Although nearly half of the states have passed laws allowing insurance companies to use credit-based insurance scores to assess and price risk-albeit with some restrictions-a new study reveals that the practice disproportionately harms low-income and minority policyholders."There was a tremendous demand to know what happened to low-income folks and protected classes like minorities when you use credit scoring," says Randy McConnell, communications director for the Missouri Department of Insurance (MDI), which conducted the study. "It struck people as disingenuous whenever the credit-scoring vendors were saying, 'There's no relationship between credit scoring and income.'"
In fact, supporters of credit-based insurance scores cite two studies when making this claim:
- The American Insurance Association-now Des Plaines, Ill.-based Property Casualty Insurers Association (PCI)-in 1998 released a study that found no correlation between income and credit scores.
- The Virginia Bureau of Insurance in 1999 claimed a study it conducted found nothing to conclude that income or race alone is a reliable predictor of credit scores.
This newest study from MDI, however, came to the opposite conclusion.
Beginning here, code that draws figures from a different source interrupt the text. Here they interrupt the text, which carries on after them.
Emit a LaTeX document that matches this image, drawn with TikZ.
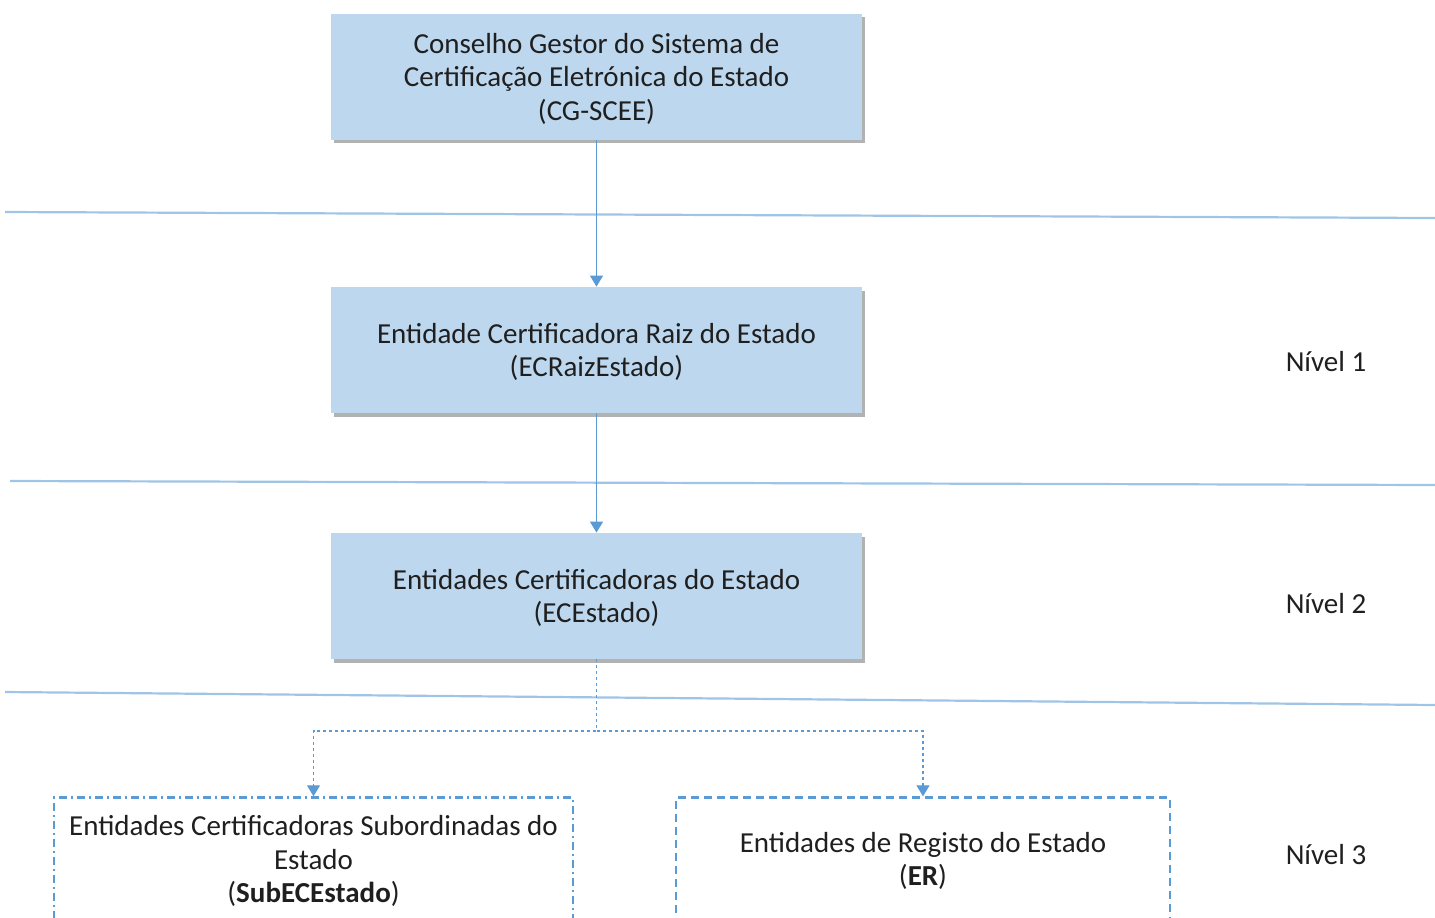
\documentclass[tikz,border=0pt]{standalone}
\usepackage{fontspec}
\setmainfont{Carlito}
\usetikzlibrary{arrows.meta,shadows}
\definecolor{entity fill}{RGB}{189,215,238}
\definecolor{link blue}{RGB}{91,155,213}
\definecolor{level blue}{RGB}{160,196,230}
\colorlet{entity text}{black!88}
\newcommand{\entitytext}[1]{\raisebox{-1.7pt}[\height][\depth]{\begin{tabular}{@{}c@{}}#1\end{tabular}}}
\tikzset{entity/.style={fill=entity fill, minimum width=265.5pt, minimum height=63pt,
		align=center, text=entity text, font=\fontsize{14.5}{16.75}\selectfont,
		drop shadow={shadow xshift=1.5pt, shadow yshift=-1.8pt, fill=black, opacity=0.3}},
	subentity/.style={draw=link blue, line width=1.2pt, minimum height=63.5pt,
		align=center, text=entity text, font=\fontsize{14.5}{16.75}\selectfont},
	level/.style={text=entity text, font=\fontsize{14.5}{16.75}\selectfont},
	level line/.style={draw=level blue, line width=1.1pt},
	link/.style={draw=link blue, line width=0.6pt, -{Triangle[width=6.5pt,length=5.5pt]}},
	sublink/.style={draw=link blue, line width=0.6pt, dash pattern=on 1.5pt off 1.5pt, -{Triangle[width=6.5pt,length=5.5pt]}}}

\begin{document}
\begin{tikzpicture}[x=0.5pt,y=-0.5pt]
		\useasboundingbox (0,0) rectangle (1435,917);
		\clip (0,0) rectangle (1435,917);
		% separators between the levels
		\draw[level line] (5,212) -- (1435,218);
		\draw[level line] (10,481) -- (1435,485);
		\draw[level line] (5,692) -- (1435,705);
		
		\node[entity] (cgscee) at (596.5,76.5) {\entitytext{Conselho Gestor do Sistema de\\Certificação Eletrónica do Estado\\(CG-SCEE)}};
		\node[entity] (ecraiz) at (596.5,350) {\entitytext{Entidade Certificadora Raiz do Estado\\(ECRaizEstado)}};
		\node[entity] (ecestado) at (596.5,596) {\entitytext{Entidades Certificadoras do Estado\\(ECEstado)}};
		\node[subentity, dash pattern=on 4pt off 2pt on 1pt off 2pt, minimum width=259.5pt] (subec) at (313.5,861) {Entidades Certificadoras Subordinadas do\\Estado\\(\textbf{SubECEstado})};
		\node[subentity, dash pattern=on 4pt off 2.5pt, minimum width=247pt] (er) at (923,861) {Entidades de Registo do Estado\\(\textbf{ER})};
		
		\node[level] (nivel1) at (1326,362) {Nível 1};
		\node[level] (nivel2) at (1326,604) {Nível 2};
		\node[level] (nivel3) at (1326,855) {Nível 3};
		
		\coordinate (split) at (596.5,731);
		\draw[link] (cgscee) -- (ecraiz);
		\draw[link] (ecraiz) -- (ecestado);
		\draw[sublink] (ecestado) -- (split) -| (subec);
		\draw[sublink] (split) -| (er);
\end{tikzpicture}
\end{document}
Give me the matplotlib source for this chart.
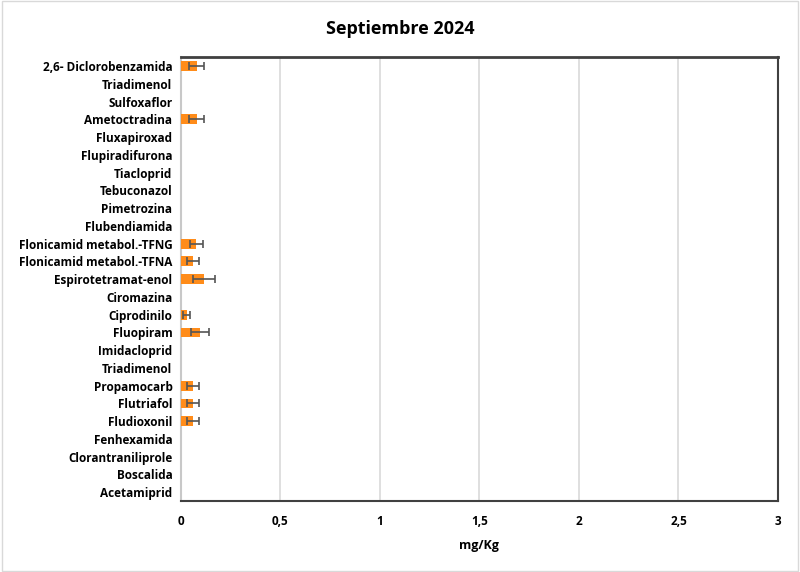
import matplotlib
matplotlib.use("Agg")
import matplotlib.pyplot as plt
import numpy as np

plt.rcParams['font.family'] = ['Open Sans', 'DejaVu Sans']

# compounds, top to bottom as shown
compuestos = ["2,6- Diclorobenzamida", "Triadimenol", "Sulfoxaflor", "Ametoctradina",
              "Fluxapiroxad", "Flupiradifurona", "Tiacloprid", "Tebuconazol",
              "Pimetrozina", "Flubendiamida", "Flonicamid metabol.-TFNG",
              "Flonicamid metabol.-TFNA", "Espirotetramat-enol", "Ciromazina",
              "Ciprodinilo", "Fluopiram", "Imidacloprid", "Triadimenol",
              "Propamocarb", "Flutriafol", "Fludioxonil", "Fenhexamida",
              "Clorantraniliprole", "Boscalida", "Acetamiprid"]
media = [0.08, 0, 0, 0.08, 0, 0, 0, 0, 0, 0, 0.078, 0.063, 0.115, 0,
         0.03, 0.095, 0, 0, 0.06, 0.062, 0.06, 0, 0, 0, 0]
error = [0.037, 0, 0, 0.037, 0, 0, 0, 0, 0, 0, 0.033, 0.03, 0.055, 0,
         0.017, 0.045, 0, 0, 0.03, 0.03, 0.03, 0, 0, 0, 0]
ticks = [0, 0.5, 1, 1.5, 2, 2.5, 3]
tick_labels = ["0", "0,5", "1", "1,5", "2", "2,5", "3"]

fig = plt.figure(figsize=(8, 5.72), dpi=100)
ax = fig.add_axes([0.226, 0.124, 0.7465, 0.776])

y = np.arange(len(compuestos))
ax.barh(y, media, height=0.55, color="#ff8c1a", zorder=3)

# error bars only where there is a measured value
idx = [i for i, e in enumerate(error) if e > 0]
ax.errorbar([media[i] for i in idx], [y[i] for i in idx],
            xerr=[error[i] for i in idx], fmt="none", ecolor="#555555",
            elinewidth=1.2, capsize=3, capthick=1.2, zorder=4)

ax.set_ylim(len(compuestos) - 0.5, -0.5)
ax.set_yticks(y)
ax.set_yticklabels(compuestos, fontsize=8.5, fontweight="bold")
ax.set_xlim(0, 3)
ax.set_xticks(ticks)
ax.set_xticklabels(tick_labels, fontsize=8.5, fontweight="bold")
ax.tick_params(length=0, pad=6)
ax.tick_params(axis="x", pad=10)
ax.xaxis.grid(True, color="#d9d9d9", linewidth=1.2, zorder=0)
ax.set_axisbelow(True)

for s in ["top", "right", "bottom"]:
    ax.spines[s].set_color("#404040")
ax.spines["top"].set_linewidth(2)
ax.spines["right"].set_linewidth(1.5)
ax.spines["bottom"].set_linewidth(1.5)
ax.spines["left"].set_color("#c8c8c8")
ax.spines["left"].set_linewidth(1.5)

ax.set_xlabel("mg/Kg", fontsize=9, fontweight="bold", labelpad=8)
fig.suptitle("Septiembre 2024", fontsize=13, fontweight="bold", y=0.965)

fig.patches.append(plt.Rectangle((0.002, 0.002), 0.996, 0.996, transform=fig.transFigure,
                                 fill=False, edgecolor="#d9d9d9", linewidth=1))

fig.savefig("out.png", dpi=100)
MDI used credit score data from 12 automobile and homeowners writers in Missouri for the period from 1999 to 2001. The study found that insurance credit-scoring produces significantly worse scores for residents of high-minority ZIP codes in Missouri (see chart, page 9), as well as for residents of low-income ZIP codes.
Specifically, the average credit score rank in "all minority" areas was 18.4 out of a possible 100, compared with 57.3 in "no minority" neighborhoods-a gap of 38.9 points. And, the average credit score rank in the poorest 5% of ZIP codes was 40.9 out of 100, compared to 53.6 in the wealthiest 5% of ZIP codes-a gap of 12.8 points.
MDI's research also showed the relationship between minority concentration in a ZIP code and credit scores exists even after eliminating other socioeconomic variables, such as income, educational attainment, marital status and unemployment rates.
"The concern is that credit scoring is unfairly penalizing low-income citizens with inflated insurance prices, with much of the burden falling on African Americans and Hispanics with higher insurance prices," said Democratic Gov. Bob Holden, who urged the Missouri Legisla-ture to prohibit the use of credit scoring in establishing the price of auto and homeowners insurance.
However, in 2002 and 2003, the Missouri legislature rejected bills that proposed banning the use of credit scores for insurance purposes.
Instead, it enacted a law that allows insurers to use them, but not as the sole reason to cancel, non-renew or refuse to issue a policy. The Missouri law also requires insurers to provide state regulators with actuarial justification for rate increases or decreases based on a consumer's score.
The Property Casualty Insurance Association (PCI) contends the results of the Missouri study are flawed because of its overly simplistic methodology. According to PCI, the study only examines insurance score data aggregated by ZIP code and does not take into account policyholders' loss experience.
In fact, several studies have shown a strong correlation between credit history and the likelihood of future loss. One study conducted by the Casualty Actuarial Society, based on 170,000 premium records, showed that policyholders in the worst credit category had an average loss ratio of 101.4%, while those in the best category had a 57.4% loss ratio.
"We believe that the action taken by state legislators in Missouri-and in dozens of other states (allowing insurers to use credit scores with some limitations) is in the best interest of all consumers because it protects policyholders and upholds the fundamental principle of risk-based pricing," says John Lobert, senior vice president of state legislative affairs at PCI.
PCI also questions the intent of the Missouri study. "The study was clearly intended to support the Department of Insurance's view that insurance scores should be banned," Lobert says.
But MDI's McConnell says the study's methodology is not flawed. Its purpose was to focus on the impact of insurance scores on low-income and minority communities-not on risk of loss. Furthermore, he says, MDI made no recommendation to ban insurance scores when it released the report.
In addition, he notes, this is a public policy issue-not just an insurance issue, McConnell says. "Back in the 1960s, it was actuarially sound to charge blacks more than whites for life insurance because they didn't live as long," says McConnell. "And we decided that's not the way we wanted our society to operate. All of us will end up paying a lot more if we drive low-income and minority folks out of the auto insurance market. We have areas of the state that have tremendously high uninsured vehicle rates."
Despite the controversy, both PCI and MDI representatives don't expect the Missouri legislature to ban the use of the scores as a result of this study.
"The General Assembly has not been hospitable to consumer protection in regard to insurance matters," says MDI's McConnell.
At PCI, "our sense is that the (Missouri) state legislature feels it has already dealt with this issue," says Joseph Annotti, PCI vice president of public affairs.